Ensuring the forecast is mostly sunny

Michael Baker
March 13, 2013

PREDICTIONS
If you are an Australian business taking a concept outside the domestic market, the risk of being undone by overly optimistic sales projections is amplified.

With globalisation of the retail industry has come a wealth of opportunities for retailers to fly the flag in places they haven’t ever been, next to retailers they haven’t ever seen, domestically and overseas.

Big shopping centres, and in some cases stubbornly high vacancy rates leading to downward pressure on rents, beckon retailers in both mature and developing markets.

There will always be those who slurp the Kool-Aid, don’t pay for research, and still come up with the right answer.

Many smaller retailers take on the expansion process opportunistically. They make some contacts in the right places, check out the real estate, cut a deal and they’re off to the races, either opening stores themselves or franchising them. The financial analysis for new stores, assuming there is one, will include a forecast for operating costs and revenues. Operating costs are not so difficult to pin down since rent, labour and cost of goods are relatively transparent even when the expansion is into unfamiliar territory overseas or into another part of the Australia.

That means the whole profitability analysis swings on the soundness of the sales forecast. How can you as a retailer or franchisee ensure that the sales forecast is grounded in reality?

Sometimes a retailer in a new market outperforms expectations spectacularly. Yet many retailer expansions in Australia have become unglued by excessively optimistic sales projections. This applies both to home-grown concepts and foreign entrants. And if you are an Australian business taking a concept outside the domestic market the risk is amplified.

In cases of either outperformance or underperformance there can be a variety of causes for the sales forecast coming unstuck.
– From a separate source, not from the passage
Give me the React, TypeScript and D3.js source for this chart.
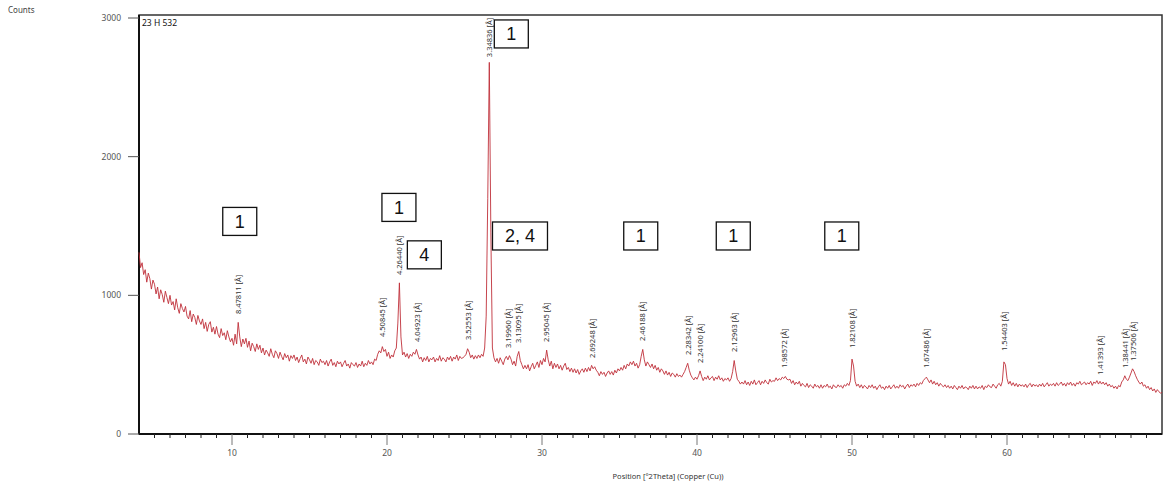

Sometimes there has been a problem realistically assessing brand acceptance and the strength of the competition in the new location. Or there has been a failure to correctly forecast passing foot traffic or store accessibility and how these factors would translate into customers and sales.
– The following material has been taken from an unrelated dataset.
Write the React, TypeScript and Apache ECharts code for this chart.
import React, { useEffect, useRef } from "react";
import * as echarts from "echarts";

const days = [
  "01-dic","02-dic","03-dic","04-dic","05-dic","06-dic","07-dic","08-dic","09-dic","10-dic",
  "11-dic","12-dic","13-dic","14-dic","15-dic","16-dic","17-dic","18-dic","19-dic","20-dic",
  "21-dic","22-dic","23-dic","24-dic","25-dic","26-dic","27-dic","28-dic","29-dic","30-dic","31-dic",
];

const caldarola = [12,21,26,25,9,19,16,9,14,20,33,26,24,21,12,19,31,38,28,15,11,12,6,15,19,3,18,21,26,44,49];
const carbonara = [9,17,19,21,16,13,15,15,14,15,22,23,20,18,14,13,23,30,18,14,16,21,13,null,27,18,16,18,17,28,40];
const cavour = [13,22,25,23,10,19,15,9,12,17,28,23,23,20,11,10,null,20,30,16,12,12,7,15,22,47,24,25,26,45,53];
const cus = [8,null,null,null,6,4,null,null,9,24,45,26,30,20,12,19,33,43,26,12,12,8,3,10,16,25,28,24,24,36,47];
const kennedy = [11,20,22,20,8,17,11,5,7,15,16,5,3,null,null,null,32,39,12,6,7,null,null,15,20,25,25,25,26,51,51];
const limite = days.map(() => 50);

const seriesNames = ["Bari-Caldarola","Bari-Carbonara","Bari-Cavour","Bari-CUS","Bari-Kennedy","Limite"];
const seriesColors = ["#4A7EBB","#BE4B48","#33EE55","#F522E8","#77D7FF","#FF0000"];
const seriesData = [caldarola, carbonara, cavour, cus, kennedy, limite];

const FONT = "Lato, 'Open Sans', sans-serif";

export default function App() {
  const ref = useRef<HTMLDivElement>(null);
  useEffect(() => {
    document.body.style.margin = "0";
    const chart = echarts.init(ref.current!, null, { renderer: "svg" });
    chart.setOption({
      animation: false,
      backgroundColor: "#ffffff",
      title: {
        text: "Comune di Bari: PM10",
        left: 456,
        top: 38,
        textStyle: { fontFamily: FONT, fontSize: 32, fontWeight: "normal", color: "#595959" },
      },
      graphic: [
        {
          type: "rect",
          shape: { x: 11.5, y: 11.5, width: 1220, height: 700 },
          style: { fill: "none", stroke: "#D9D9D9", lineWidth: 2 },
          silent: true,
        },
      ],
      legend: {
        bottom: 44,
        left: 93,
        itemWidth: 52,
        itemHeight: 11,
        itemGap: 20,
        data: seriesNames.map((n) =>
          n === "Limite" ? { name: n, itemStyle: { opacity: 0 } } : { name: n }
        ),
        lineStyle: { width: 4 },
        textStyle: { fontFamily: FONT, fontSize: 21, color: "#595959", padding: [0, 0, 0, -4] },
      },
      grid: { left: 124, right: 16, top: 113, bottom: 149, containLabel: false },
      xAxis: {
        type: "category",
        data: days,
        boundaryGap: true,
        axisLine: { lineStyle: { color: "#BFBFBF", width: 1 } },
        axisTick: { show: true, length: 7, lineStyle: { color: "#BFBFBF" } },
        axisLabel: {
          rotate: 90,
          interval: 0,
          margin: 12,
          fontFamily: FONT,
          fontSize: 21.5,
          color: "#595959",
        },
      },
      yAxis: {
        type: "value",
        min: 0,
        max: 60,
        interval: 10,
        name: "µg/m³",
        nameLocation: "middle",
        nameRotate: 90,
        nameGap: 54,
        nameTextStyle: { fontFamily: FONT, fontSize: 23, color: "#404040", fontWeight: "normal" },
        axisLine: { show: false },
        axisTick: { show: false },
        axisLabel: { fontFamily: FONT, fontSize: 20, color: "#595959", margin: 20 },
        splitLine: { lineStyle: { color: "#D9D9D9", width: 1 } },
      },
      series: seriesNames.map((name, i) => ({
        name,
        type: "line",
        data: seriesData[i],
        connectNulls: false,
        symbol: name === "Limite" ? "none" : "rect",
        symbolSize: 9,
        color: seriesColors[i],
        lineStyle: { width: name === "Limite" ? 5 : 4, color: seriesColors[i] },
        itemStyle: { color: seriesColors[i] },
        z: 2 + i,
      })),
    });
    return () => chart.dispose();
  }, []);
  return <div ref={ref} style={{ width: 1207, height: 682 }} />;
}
Such errors can be minimised. There are never any guaranteed techniques for making sure a sales forecast is solid but there are certainly ways of reducing the risk of a serious miscue.

However, this usually means doing some scientific analysis and the people whose profession it is to do market research and come up with sales forecasts are not always held in high esteem by the retailer community.
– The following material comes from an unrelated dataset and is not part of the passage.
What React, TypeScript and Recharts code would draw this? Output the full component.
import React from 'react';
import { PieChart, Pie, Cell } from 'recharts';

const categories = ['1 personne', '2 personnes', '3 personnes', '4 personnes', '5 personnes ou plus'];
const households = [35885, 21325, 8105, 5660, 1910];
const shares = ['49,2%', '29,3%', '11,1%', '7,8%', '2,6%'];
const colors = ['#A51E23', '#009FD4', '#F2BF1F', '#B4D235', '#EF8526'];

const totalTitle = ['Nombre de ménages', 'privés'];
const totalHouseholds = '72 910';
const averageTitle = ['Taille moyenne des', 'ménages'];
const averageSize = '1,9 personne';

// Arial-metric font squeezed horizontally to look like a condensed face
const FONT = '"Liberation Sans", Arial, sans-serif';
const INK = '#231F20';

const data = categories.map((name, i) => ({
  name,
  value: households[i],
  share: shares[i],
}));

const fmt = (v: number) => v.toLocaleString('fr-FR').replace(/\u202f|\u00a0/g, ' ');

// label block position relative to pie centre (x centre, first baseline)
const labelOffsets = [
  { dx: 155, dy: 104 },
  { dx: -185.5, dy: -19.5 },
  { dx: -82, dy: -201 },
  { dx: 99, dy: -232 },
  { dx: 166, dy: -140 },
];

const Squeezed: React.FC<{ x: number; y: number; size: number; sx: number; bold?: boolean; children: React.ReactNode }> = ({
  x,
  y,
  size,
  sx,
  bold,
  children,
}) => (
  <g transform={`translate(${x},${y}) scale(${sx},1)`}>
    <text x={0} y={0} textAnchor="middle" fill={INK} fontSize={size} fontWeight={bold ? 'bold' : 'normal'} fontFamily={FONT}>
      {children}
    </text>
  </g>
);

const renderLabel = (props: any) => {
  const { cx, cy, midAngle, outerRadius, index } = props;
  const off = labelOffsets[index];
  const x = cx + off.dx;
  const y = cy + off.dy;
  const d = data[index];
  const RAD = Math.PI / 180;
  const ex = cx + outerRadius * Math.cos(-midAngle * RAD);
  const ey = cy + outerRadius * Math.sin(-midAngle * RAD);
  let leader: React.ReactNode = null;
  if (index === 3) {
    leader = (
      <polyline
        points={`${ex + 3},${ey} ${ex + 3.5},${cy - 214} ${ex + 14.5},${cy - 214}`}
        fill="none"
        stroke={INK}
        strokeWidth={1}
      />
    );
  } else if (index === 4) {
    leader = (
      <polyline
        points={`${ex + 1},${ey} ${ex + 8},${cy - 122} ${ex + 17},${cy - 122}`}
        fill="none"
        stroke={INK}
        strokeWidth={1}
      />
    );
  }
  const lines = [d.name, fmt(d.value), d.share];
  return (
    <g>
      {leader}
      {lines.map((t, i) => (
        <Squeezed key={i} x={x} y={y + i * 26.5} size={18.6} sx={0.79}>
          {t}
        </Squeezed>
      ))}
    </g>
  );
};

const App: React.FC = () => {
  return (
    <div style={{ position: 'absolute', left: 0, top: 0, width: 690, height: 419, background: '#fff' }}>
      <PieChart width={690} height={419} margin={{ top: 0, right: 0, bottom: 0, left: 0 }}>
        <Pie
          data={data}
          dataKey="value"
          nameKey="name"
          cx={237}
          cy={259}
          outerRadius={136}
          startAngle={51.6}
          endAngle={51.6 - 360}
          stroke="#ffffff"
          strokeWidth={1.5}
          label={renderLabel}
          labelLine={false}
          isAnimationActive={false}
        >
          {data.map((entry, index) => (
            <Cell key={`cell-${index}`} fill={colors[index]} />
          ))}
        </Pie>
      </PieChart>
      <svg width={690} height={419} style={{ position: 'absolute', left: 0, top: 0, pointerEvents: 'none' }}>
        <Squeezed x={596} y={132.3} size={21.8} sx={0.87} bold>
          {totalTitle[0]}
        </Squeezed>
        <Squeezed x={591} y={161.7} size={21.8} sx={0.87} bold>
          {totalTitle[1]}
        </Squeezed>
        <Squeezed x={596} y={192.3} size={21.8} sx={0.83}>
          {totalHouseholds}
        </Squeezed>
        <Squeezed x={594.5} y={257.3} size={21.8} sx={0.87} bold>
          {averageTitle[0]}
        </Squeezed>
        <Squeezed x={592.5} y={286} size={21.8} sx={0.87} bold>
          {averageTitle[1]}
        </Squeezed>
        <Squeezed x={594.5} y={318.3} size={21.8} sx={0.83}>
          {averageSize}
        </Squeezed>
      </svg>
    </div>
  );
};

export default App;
There are reasons for this.

Expensive mistakes
For starters, good market research is perceived by many retailers as expensive. What the retailers don’t factor in is that the research, if done well, is actually very cheap relative to the cost of a mistake, such as opening a store in the wrong place or having the wrong-sized store in the right place, both of which can result in terminal underperformance.

The second reason for the dim view of research among many retailers is that the latter tend to believe their own gut feel for a market is more reliable. A retail entrepreneur may believe instinctively that since he understands the conditions under which he has been successful in the past he can continue to replicate that success unaided in the future.

The third reason is that traditional forecasting techniques are not that well suited to predicting sales of a product, brand or retailer that is new to a market. For example, forecasters love to use market data to estimate “total spending” on a product and then carve out of that a “market share” that the new product or brand can reasonably be expected to achieve.

This might work for hamburgers or mass market grocery chains but for a lot of other things it will get you to a wrong answer because innovative products, brands and retailers don’t really “share” markets – they create their own.

Another, more effective sales forecasting practice is with the use of analogues. Analogue forecasting involves understanding the factors that drive sales performance in a retailer’s successful locations and measuring those same factors in a proposed location.

This kind of forecasting must be modified when crossing international borders though. Across countries, there are differences in competitive intensity, retail formats, real estate quality, lifestyle and psychographics, all of which can render the usual income and population profile moot.
Good market research will be able to quantify the impacts of each of these factors and finish up with a sales forecast that isn’t pie in the sky.

Of course, there will always be those who slurp the Kool-Aid, don’t pay for research, and still come up with the right answer. If you’re one of those then you’re very gifted – and your research budget is about right.